Río San Juan: a low-profile destination on the north coast
Laguna Gri-Gri in Río San Juan
Photo: José Miguel Pérez
55 miles east of the busy tourist hub of Puerto Plata, Río San Juan is a coastal township that has lots to offer but has only recently started trending as a destination.
In and around the town you’ll find half a dozen different beaches including the intriguingly named Playa de Los Muertos (Beach of Corpses), a lagoon, diving spots, a bird sanctuary and more.
A low-profile coastal attraction
Mostly farm and wooded areas inland, the shores are made up of volcanic rocky outcrops, formed by crashing waves and wind over time. Typical of the Northern regions, tropical almond and sea grape trees cover most of the beach areas, making for tasty treats and desserts sold by local vendors.
The people there are truly genuine and are quick to lend a helping hand, earning a living off fishing, agriculture, and only more recently tourism. Their annual festival Carnavarengue reflects Río San Juan’s ancestral roots, where people dress up and dance on floating platforms as Sea Creatures in honor of the ocean.
Playa Caletón beach in Río San Juan
Photo: Mikkel Ulriksen
Río San Juan beaches
Sometimes you want a personal experience that feels unique, and the beaches of Río San Juan are just the place to get it.
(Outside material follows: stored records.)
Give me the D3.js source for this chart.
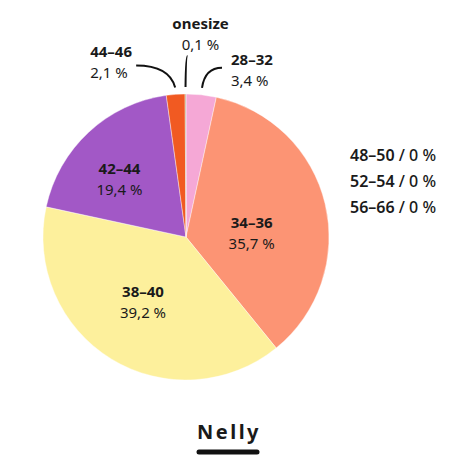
<!DOCTYPE html>
<html>
<head>
<meta charset="utf-8">
<script src="https://cdn.jsdelivr.net/npm/d3@7"></script>
<style>
  body { margin: 0; background: #fff; }
  text { font-family: "Noto Sans", sans-serif; fill: #1a1a1a; }
</style>
</head>
<body>
<script>
// Data
const sizes = ["28–32", "34–36", "38–40", "42–44", "44–46", "onesize"];
const shares = [3.4, 35.7, 39.2, 19.4, 2.1, 0.1];
const colors = ["#f5a8d6", "#fc9474", "#fdf09c", "#a258c6", "#f15a22", "#a3a26e"];
const zeroSizes = ["48–50", "52–54", "56–66"];
const zeroShares = [0, 0, 0];
const title = "Nelly";

// Canvas setup
const width = 468, height = 468;
const cx = 186, cy = 237, radius = 143;
const fontSize = 15, lineGap = 21;

const svg = d3.select("body").append("svg")
    .attr("width", width)
    .attr("height", height);

const fmt = v => String(v).replace(".", ",") + " %";

const data = sizes.map((s, i) => ({ size: s, share: shares[i], color: colors[i] }));

const pie = d3.pie().sort(null).value(d => d.share);
const arcs = pie(data);

const arc = d3.arc().innerRadius(0).outerRadius(radius);
const labelArc = d3.arc().innerRadius(86).outerRadius(86);
const leaderArc = d3.arc().innerRadius(150).outerRadius(150);

const g = svg.append("g").attr("transform", `translate(${cx},${cy})`);

g.selectAll("path.slice").data(arcs).enter().append("path")
    .attr("class", "slice")
    .attr("d", arc)
    .attr("fill", d => d.data.color)
    .attr("stroke", "#fff")
    .attr("stroke-width", 0.4);

// inside labels (big slices), small nudges for layout
const insideNudge = { "34–36": [-18, 15], "38–40": [2, -9], "42–44": [-8, 4] };
const inside = arcs.filter(d => d.data.share > 10);
const inLab = g.selectAll("g.inlab").data(inside).enter().append("g")
    .attr("class", "inlab")
    .attr("transform", d => {
        const c = labelArc.centroid(d);
        const n = insideNudge[d.data.size] || [0, 0];
        return `translate(${c[0] + n[0]},${c[1] + n[1]})`;
    });
inLab.append("text")
    .attr("text-anchor", "middle")
    .attr("y", -4)
    .attr("font-size", fontSize)
    .attr("font-weight", "bold")
    .text(d => d.data.size);
inLab.append("text")
    .attr("text-anchor", "middle")
    .attr("y", -4 + lineGap)
    .attr("font-size", fontSize)
    .text(d => fmt(d.data.share));

// outside labels with leader lines
const outsideLayout = {
    "28–32": { dx: 20, dy: -20, anchor: "start", tx: 9, ty: -3 },
    "44–46": { dx: -39, dy: -22, anchor: "start", tx: -46, ty: -8 },
    "onesize": { dx: 2, dy: -31, anchor: "middle", tx: 13, ty: -27 }
};
const outside = arcs.filter(d => d.data.share <= 10);
outside.forEach(d => {
    const L = outsideLayout[d.data.size];
    const p0 = leaderArc.centroid(d);
    const p2 = [p0[0] + L.dx, p0[1] + L.dy];
    const path = d3.path();
    path.moveTo(p0[0], p0[1]);
    path.quadraticCurveTo(p0[0] + L.dx * 0.15, p2[1], p2[0], p2[1]);
    g.append("path")
        .attr("d", path.toString())
        .attr("fill", "none")
        .attr("stroke", "#111")
        .attr("stroke-width", 2);
    const tg = g.append("g").attr("transform", `translate(${p2[0] + L.tx},${p2[1] + L.ty})`);
    tg.append("text")
        .attr("text-anchor", L.anchor)
        .attr("font-size", fontSize)
        .attr("font-weight", "bold")
        .text(d.data.size);
    tg.append("text")
        .attr("text-anchor", L.anchor)
        .attr("y", lineGap)
        .attr("font-size", fontSize)
        .text(fmt(d.data.share));
});

// zero-share legend on the right
const legY = d3.scalePoint().domain(zeroSizes).range([161, 213]);
const leg = svg.selectAll("text.zero").data(zeroSizes).enter().append("text")
    .attr("class", "zero")
    .attr("x", 350)
    .attr("y", d => legY(d))
    .attr("font-size", 16)
    .attr("font-weight", 600);
leg.append("tspan").text(d => d);
leg.append("tspan").attr("font-weight", 500).text((d, i) => " / " + fmt(zeroShares[i]));

// title with underline
svg.append("text")
    .attr("x", 229)
    .attr("y", 439)
    .attr("text-anchor", "middle")
    .attr("font-size", 20)
    .attr("font-weight", "bold")
    .attr("letter-spacing", 2.5)
    .text(title);
svg.append("line")
    .attr("x1", 199).attr("x2", 257)
    .attr("y1", 452).attr("y2", 452)
    .attr("stroke", "#111")
    .attr("stroke-width", 5)
    .attr("stroke-linecap", "round");
</script>
</body>
</html>
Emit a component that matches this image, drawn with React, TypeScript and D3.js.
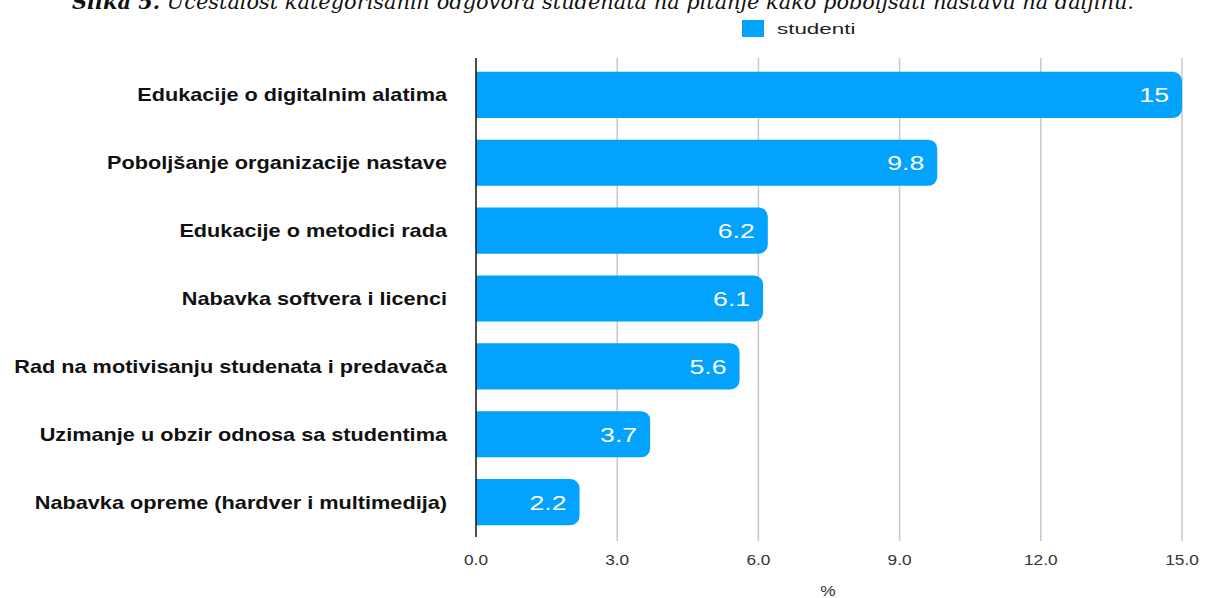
import React from "react";
import * as d3 from "d3";

const categories = [
  "Edukacije o digitalnim alatima",
  "Poboljšanje organizacije nastave",
  "Edukacije o metodici rada",
  "Nabavka softvera i licenci",
  "Rad na motivisanju studenata i predavača",
  "Uzimanje u obzir odnosa sa studentima",
  "Nabavka opreme (hardver i multimedija)",
];
const values = [15, 9.8, 6.2, 6.1, 5.6, 3.7, 2.2];
const valueLabels = ["15", "9.8", "6.2", "6.1", "5.6", "3.7", "2.2"];
const xTicks = [0, 3, 6, 9, 12, 15];
const seriesName = "studenti";
const axisTitle = "%";
const titleBold = "Slika 5.";
const titleRest = " Učestalost kategorisanih odgovora studenata na pitanje kako poboljšati nastavu na daljinu.";

const W = 1205;
const H = 598;
const left = 476;
const right = 1182;
const top = 61;
const bottom = 536;
const barColor = "#03a2fc";
const sans = "'Liberation Sans', Arial, Helvetica, sans-serif";

function barPath(x0: number, x1: number, y0: number, h: number, r: number) {
  const rr = Math.min(r, x1 - x0, h / 2);
  return `M${x0},${y0}H${x1 - rr}A${rr},${rr} 0 0 1 ${x1},${y0 + rr}V${y0 + h - rr}A${rr},${rr} 0 0 1 ${x1 - rr},${y0 + h}H${x0}Z`;
}

function SText(props: {
  x: number; y: number; sx: number; size: number; anchor?: string; weight?: string; fill: string; children: React.ReactNode;
}) {
  const { x, y, sx, size, anchor, weight, fill, children } = props;
  return (
    <text
      transform={`translate(${x},${y}) scale(${sx},1)`}
      textAnchor={anchor || "start"}
      fontFamily={sans}
      fontSize={size}
      fontWeight={weight || "normal"}
      fill={fill}
    >
      {children}
    </text>
  );
}

export default function App() {
  const x = d3.scaleLinear().domain([0, 15]).range([left, right]);
  const y = d3.scaleBand<string>().domain(categories).range([top, bottom]).paddingInner(0.32).paddingOuter(0.16);
  const bh = y.bandwidth();

  return (
    <svg width={W} height={H} style={{ position: "absolute", left: 0, top: 0, background: "#fff" }}>
      <text x={72} y={9} fontFamily="'DejaVu Serif', 'Liberation Serif', serif" fontStyle="italic" fontSize={20} fill="#111" textLength={1062} lengthAdjust="spacingAndGlyphs">
        <tspan fontWeight="bold">{titleBold}</tspan>
        <tspan>{titleRest}</tspan>
      </text>
      <rect x={742} y={20} width={22} height={17} fill={barColor} />
      <SText x={777} y={34} sx={1.6} size={14} fill="#222">{seriesName}</SText>

      {xTicks.slice(1).map((t) => (
        <line key={t} x1={x(t)} x2={x(t)} y1={58} y2={541} stroke="#c8c8c8" strokeWidth={1.5} />
      ))}

      {categories.map((c, i) => {
        const y0 = y(c)!;
        const x1 = x(values[i]);
        return (
          <g key={c}>
            <path d={barPath(x(0), x1, y0, bh, 9)} fill={barColor} />
            <SText x={x1 - 13} y={y0 + bh / 2 + 7.5} sx={1.3} size={20.5} anchor="end" fill="#fff">
              {valueLabels[i]}
            </SText>
            <SText x={447} y={y0 + bh / 2 + 6.5} sx={1.24} size={17.5} anchor="end" weight="bold" fill="#111">
              {c}
            </SText>
          </g>
        );
      })}

      <line x1={x(0)} x2={x(0)} y1={58} y2={537} stroke="#111" strokeWidth={1.5} />

      {xTicks.map((t) => (
        <SText key={t} x={x(t)} y={565} sx={1.15} size={15} anchor="middle" fill="#333">
          {d3.format(".1f")(t)}
        </SText>
      ))}
      <SText x={828} y={596} sx={1.15} size={15} anchor="middle" fill="#333">{axisTitle}</SText>
    </svg>
  );
}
The surrounding rocky coast acts like a natural divider from you and the outside world, and these spots in between them will be your sanctuary:
Surrounded by mangrove forests, the golden sand and piercing blue water of Caletón are straight out of a Bond film. Its circular shape, carving out a huge private pool for you to swim in, sets it apart from the other stunning beaches on this stretch of the northern coastline.
And “Grande” it is, with over two miles of clean spacious beach and impressive waves that even professional surfers find challenging. There’s actually a Surf Instruction School if you’re feeling bold enough, and want to take a crack at the waves.
A few yards down a tiny dirt path from Playa Grande, Playa Preciosa seems to appear out of nowhere, as dense trees cover it from sight. The beach is just the right length and width to make you feel like a castaway on a small island with rocks, bushes, and drift-wood logs around you. Precious indeed!
Playa de Los Muertos
The Beach of the Dead is named for the first cemetery in the region, right near the beach. The beach itself is a picturesque patch of light-golden sand fringed by tall palms and shouldered by rocky outcrops. You won’t see many tourists here but you can still see the graves that gave the beach it’s unusual name.
Cafetería Gri Gri, Río San Juan
Photo: Anton Lau
Things To Do
Many of the destinations in the Dominican Republic share similar activities like: snorkeling, 4-wheeling, fishing, etc., but here’s one excursion unique to Río San Juan alone.
Laguna Gri-Gri Boat tour:
You’ll be taken through beautiful Mangrove passages in the cool of the day, crossing over to enter a natural cave where thousands of Swallows nest in. A few stops are made before reaching the Lagoon (similar to a Cenote) for a dive into its clear sweet waters.
El Saltadero waterfall, Cabrera
Photo: Mikkel Ulriksen
Where to eat and sleep (to avoid the resorts)
This low-profile coastal town has recently become a trending destination. The newly-opened Amanera Resort has been described in Forbes magazine as “The Dominican Republic's new playground for adventurous vacationers and elite expatriates”, but for something more low-key, we recommend the Playa Grande Beach Club. A Victorian style Hotel with wooden cottages and verandas, the Beach Club serves up an old-world ambiance in the 21st century. The Beach club is made for travelers seeking excellent service in simple but beautiful surrounds..
Lining the beaches of Caletón and Playa Grande, a series of little shacks that specialize in preparing seafood dishes can be seen. We recommend freshly caught fish with a side of tostones (fried plantains) or white rice, an avocado salad with slices of lime, and a cold beer to wash it all down.
Río San Juan is part of the Maria Trinidad Sanchez Province on the North East-Coast between Puerto Plata and Nagua. From Puerto Plata, it’s a 55 mile drive east, and takes about 1 hour and 40 minutes to reach via the winding coastal road with gorgeous views of the North Atlantic ocean.